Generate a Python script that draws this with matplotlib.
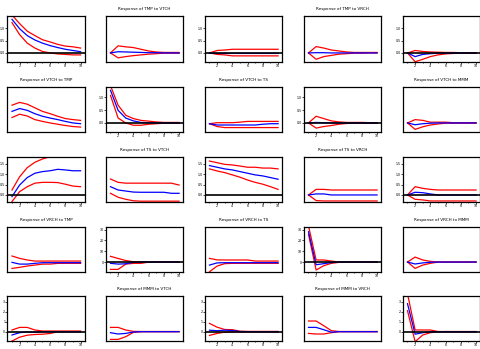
import matplotlib
matplotlib.use('Agg')
import matplotlib.pyplot as plt
from matplotlib.ticker import MultipleLocator, FixedLocator

names = ['TMP', 'VTCH', 'TS', 'VRCH', 'MMM']
periods = list(range(1, 11))

# each panel: [response, lower band, upper band], periods 1..10
tmp_tmp = [[1.375, 0.99, 0.71, 0.53, 0.40, 0.30, 0.22, 0.15, 0.10, 0.05],
           [1.24, 0.75, 0.40, 0.20, 0.06, 0.00, -0.04, -0.06, -0.08, -0.08],
           [1.55, 1.20, 0.89, 0.71, 0.54, 0.45, 0.35, 0.28, 0.25, 0.20]]
tmp_vtch = [[0, 0.05, 0.04, 0.03, 0.02, 0.01, 0.01, 0, 0, 0],
            [0, -0.20, -0.15, -0.11, -0.08, -0.05, -0.03, -0.01, -0.01, -0.01],
            [0, 0.29, 0.25, 0.22, 0.15, 0.08, 0.04, 0.02, 0.02, 0.02]]
tmp_ts = [[0, -0.02, -0.02, -0.02, -0.02, -0.02, -0.02, -0.02, -0.02, -0.02],
          [0, -0.06, -0.08, -0.12, -0.12, -0.12, -0.12, -0.12, -0.12, -0.12],
          [0, 0.10, 0.12, 0.15, 0.15, 0.15, 0.15, 0.15, 0.15, 0.15]]
tmp_vrch = [[0, 0.01, 0.01, 0, 0, 0, 0, 0, 0, 0],
            [0, -0.26, -0.15, -0.10, -0.05, -0.03, -0.01, -0.01, 0, 0],
            [0, 0.26, 0.20, 0.12, 0.08, 0.04, 0.02, 0.02, 0.02, 0.02]]
tmp_mmm = [[0, -0.15, -0.06, -0.03, -0.01, -0.01, 0, 0, 0, 0],
           [0, -0.36, -0.26, -0.15, -0.08, -0.04, -0.02, -0.01, -0.01, -0.01],
           [0, 0.10, 0.06, 0.04, 0.03, 0.02, 0.02, 0.01, 0.01, 0.01]]

vtch_tmp = [[0.45, 0.56, 0.49, 0.36, 0.26, 0.19, 0.13, 0.06, 0.0, -0.03],
            [0.21, 0.34, 0.27, 0.13, 0.06, 0.0, -0.05, -0.10, -0.14, -0.16],
            [0.69, 0.80, 0.73, 0.59, 0.45, 0.36, 0.26, 0.17, 0.13, 0.10]]
vtch_vtch = [[1.27, 0.49, 0.19, 0.08, 0.02, 0.01, 0, 0, 0, 0],
             [1.07, 0.19, 0.0, -0.09, -0.09, -0.05, -0.03, -0.01, -0.01, -0.01],
             [1.45, 0.69, 0.30, 0.17, 0.10, 0.07, 0.04, 0.02, 0.02, 0.02]]
vtch_ts = [[-0.03, -0.08, -0.08, -0.08, -0.08, -0.08, -0.08, -0.05, -0.03, -0.03],
           [-0.03, -0.14, -0.18, -0.18, -0.18, -0.18, -0.18, -0.18, -0.18, -0.18],
           [-0.03, 0.01, 0.01, 0.01, 0.03, 0.06, 0.06, 0.06, 0.06, 0.06]]
vtch_vrch = [[0, 0.02, 0.01, 0, 0, 0, 0, 0, 0, 0],
             [0, -0.20, -0.14, -0.10, -0.05, -0.02, -0.01, -0.01, -0.01, -0.01],
             [0, 0.26, 0.17, 0.08, 0.04, 0.02, 0.02, 0.02, 0.01, 0.01]]
vtch_mmm = [[0, -0.07, -0.03, -0.01, 0, 0, 0, 0, 0, 0],
            [0, -0.25, -0.15, -0.08, -0.04, -0.01, -0.01, -0.01, -0.01, -0.01],
            [0, 0.13, 0.10, 0.03, 0.03, 0.03, 0.01, 0.01, 0.01, 0.01]]

ts_tmp = [[-0.08, 0.48, 0.84, 1.05, 1.13, 1.17, 1.24, 1.21, 1.17, 1.17],
          [-0.32, 0.16, 0.40, 0.57, 0.61, 0.61, 0.60, 0.52, 0.43, 0.40],
          [0.24, 0.88, 1.32, 1.58, 1.74, 1.85, 1.90, 1.92, 1.90, 1.84]]
ts_vtch = [[0.40, 0.24, 0.19, 0.14, 0.13, 0.13, 0.13, 0.13, 0.08, 0.08],
           [0.08, -0.11, -0.21, -0.28, -0.30, -0.30, -0.30, -0.30, -0.30, -0.30],
           [0.77, 0.61, 0.57, 0.57, 0.57, 0.57, 0.57, 0.57, 0.57, 0.48]]
ts_ts = [[1.42, 1.34, 1.26, 1.21, 1.13, 1.05, 0.97, 0.92, 0.84, 0.76],
         [1.26, 1.16, 1.08, 0.97, 0.86, 0.72, 0.61, 0.52, 0.40, 0.27],
         [1.64, 1.56, 1.48, 1.45, 1.40, 1.34, 1.34, 1.30, 1.30, 1.26]]
ts_vrch = [[0, 0.05, 0.05, 0, 0, 0, 0, 0, 0, 0],
           [0, -0.27, -0.29, -0.29, -0.29, -0.29, -0.29, -0.29, -0.29, -0.29],
           [0, 0.27, 0.27, 0.24, 0.24, 0.24, 0.24, 0.24, 0.24, 0.24]]
ts_mmm = [[0, 0.13, 0.11, 0.05, 0, 0, 0, 0, 0, 0],
          [0, -0.21, -0.24, -0.29, -0.29, -0.29, -0.29, -0.29, -0.29, -0.29],
          [0, 0.40, 0.32, 0.27, 0.24, 0.24, 0.24, 0.24, 0.24, 0.24]]

vrch_tmp = [[-0.3, -1.9, -1.9, -1.2, -0.6, -0.6, -0.6, -0.6, -0.6, -0.6],
            [-5.9, -4.9, -3.7, -2.8, -1.9, -1.9, -1.2, -1.2, -1.2, -1.2],
            [5.6, 3.4, 1.9, 0.9, 0.9, 0.9, 0.9, 0.9, 0.9, 0.9]]
vrch_vtch = [[-1.2, -1.9, -1.6, -0.3, 0, 0, 0, 0, 0, 0],
             [-6.8, -6.8, -1.9, -1.2, -1.2, -0.1, 0, 0, 0, 0],
             [5.3, 3.3, 1.4, 0.3, 0.1, 0, 0, 0, 0, 0]]
vrch_ts = [[-2.8, -0.8, -0.6, -0.6, -0.6, -0.6, -0.6, -0.6, -0.6, -0.6],
           [-9.0, -3.7, -1.5, -1.2, -1.2, -1.2, -1.2, -1.2, -1.2, -1.2],
           [3.4, 2.0, 1.9, 1.9, 1.9, 1.9, 0.9, 0.9, 0.9, 0.9]]
vrch_vrch = [[28.0, -2.5, -1.5, -0.5, 0, 0, 0, 0, 0, 0],
             [25.6, -7.4, -3.4, -1.2, -0.3, 0, 0, 0, 0, 0],
             [33.5, 1.9, 1.9, 0.9, 0, 0, 0, 0, 0, 0]]
vrch_mmm = [[0, -1.8, -0.8, -0.2, 0, 0, 0, 0, 0, 0],
            [0, -5.9, -2.8, -1.2, 0, 0, 0, 0, 0, 0],
            [0, 4.6, 1.9, 0.6, 0, 0, 0, 0, 0, 0]]

mmm_tmp = [[-0.33, -0.10, -0.02, -0.05, 0, 0, 0, 0, 0, 0],
           [-0.93, -0.55, -0.35, -0.28, -0.25, -0.18, 0, 0, 0, 0],
           [0.17, 0.43, 0.43, 0.17, 0.07, 0.07, 0.07, 0.07, 0.07, 0.07]]
mmm_vtch = [[-0.10, -0.23, -0.17, -0.03, 0, 0, 0, 0, 0, 0],
            [-0.77, -0.77, -0.50, -0.07, 0, 0, 0, 0, 0, 0],
            [0.43, 0.43, 0.17, 0.03, 0.02, 0.02, 0.02, 0.02, 0.02, 0.02]]
mmm_ts = [[0.15, 0.10, 0.15, 0.12, 0.02, 0.01, 0, 0, 0, 0],
          [-0.37, -0.17, -0.05, -0.02, -0.02, -0.02, -0.02, -0.02, -0.02, -0.02],
          [0.83, 0.45, 0.22, 0.20, 0.05, 0.03, 0.03, 0.03, 0.03, 0.03]]
mmm_vrch = [[0.43, 0.43, 0.20, -0.05, 0, 0, 0, 0, 0, 0],
            [-0.17, -0.23, -0.23, -0.10, 0, 0, 0, 0, 0, 0],
            [1.07, 1.07, 0.60, 0.10, 0.02, 0.02, 0.02, 0.02, 0.02, 0.02]]
mmm_mmm = [[2.8, -0.25, -0.10, 0, 0, 0, 0, 0, 0, 0],
           [2.1, -1.0, -0.33, -0.10, 0, 0, 0, 0, 0, 0],
           [3.8, 0.17, 0.17, 0.17, 0.02, 0.02, 0.02, 0.02, 0.02, 0.02]]

grid = [[tmp_tmp, tmp_vtch, tmp_ts, tmp_vrch, tmp_mmm],
        [vtch_tmp, vtch_vtch, vtch_ts, vtch_vrch, vtch_mmm],
        [ts_tmp, ts_vtch, ts_ts, ts_vrch, ts_mmm],
        [vrch_tmp, vrch_vtch, vrch_ts, vrch_vrch, vrch_mmm],
        [mmm_tmp, mmm_vtch, mmm_ts, mmm_vrch, mmm_mmm]]

row_ylim = [(-0.35, 1.51), (-0.36, 1.41), (-0.35, 1.85), (-9.4, 32.7), (-0.95, 3.6)]
row_yticks = [[0, 0.5, 1.0], [0, 0.5, 1.0], [0, 0.5, 1.0, 1.5], [0, 10, 20, 30], [0, 1, 2, 3]]
row_fmt = ['%.1f', '%.1f', '%.1f', '%d', '%d']

W, H = 481, 349
col_left = [7.5, 106, 205, 304, 403]
row_top = [16, 86.7, 156.7, 226.7, 295.7]
pw, ph = 77.2, 45.5

fig = plt.figure(figsize=(W / 100, H / 100), dpi=100)

for i in range(5):
    for j in range(5):
        ax = fig.add_axes([col_left[j] / W, 1 - (row_top[i] + ph) / H, pw / W, ph / H])
        resp, lo, hi = grid[i][j]
        ax.plot(periods, hi, color='#ff0000', lw=0.9)
        ax.plot(periods, lo, color='#ff0000', lw=0.9)
        ax.plot(periods, resp, color='#0000ff', lw=0.9)
        ax.set_xlim(0.41, 10.54)
        ax.set_ylim(*row_ylim[i])
        for s in ax.spines.values():
            s.set_linewidth(0.9)
        if (i + j) % 2 == 0:
            ax.axhline(0, color='black', lw=1.2)
            ax.xaxis.set_major_locator(FixedLocator([2, 4, 6, 8, 10]))
            ax.xaxis.set_minor_locator(MultipleLocator(1))
            ax.set_yticks(row_yticks[i])
            ax.set_yticklabels([row_fmt[i] % v for v in row_yticks[i]])
            ax.tick_params(which='major', direction='out', length=1.2, width=0.5,
                           labelsize=2.3, pad=0.4)
            ax.tick_params(which='minor', direction='out', length=0.9, width=0.5)
        else:
            ax.set_xticks([])
            ax.set_yticks([])
            ax.set_title(f'Response of {names[i]} to {names[j]}', fontsize=3, pad=4)

fig.savefig('out.png', dpi=100)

Problem details: Write down every line from the opening of the listing to the line with "periods = list(range(1, 11))", both included, and nothing else; the pictures are omitted.

Solution for this task:
Generate a Python script that draws this with matplotlib.
import matplotlib
matplotlib.use('Agg')
import matplotlib.pyplot as plt
from matplotlib.ticker import MultipleLocator, FixedLocator

names = ['TMP', 'VTCH', 'TS', 'VRCH', 'MMM']
periods = list(range(1, 11))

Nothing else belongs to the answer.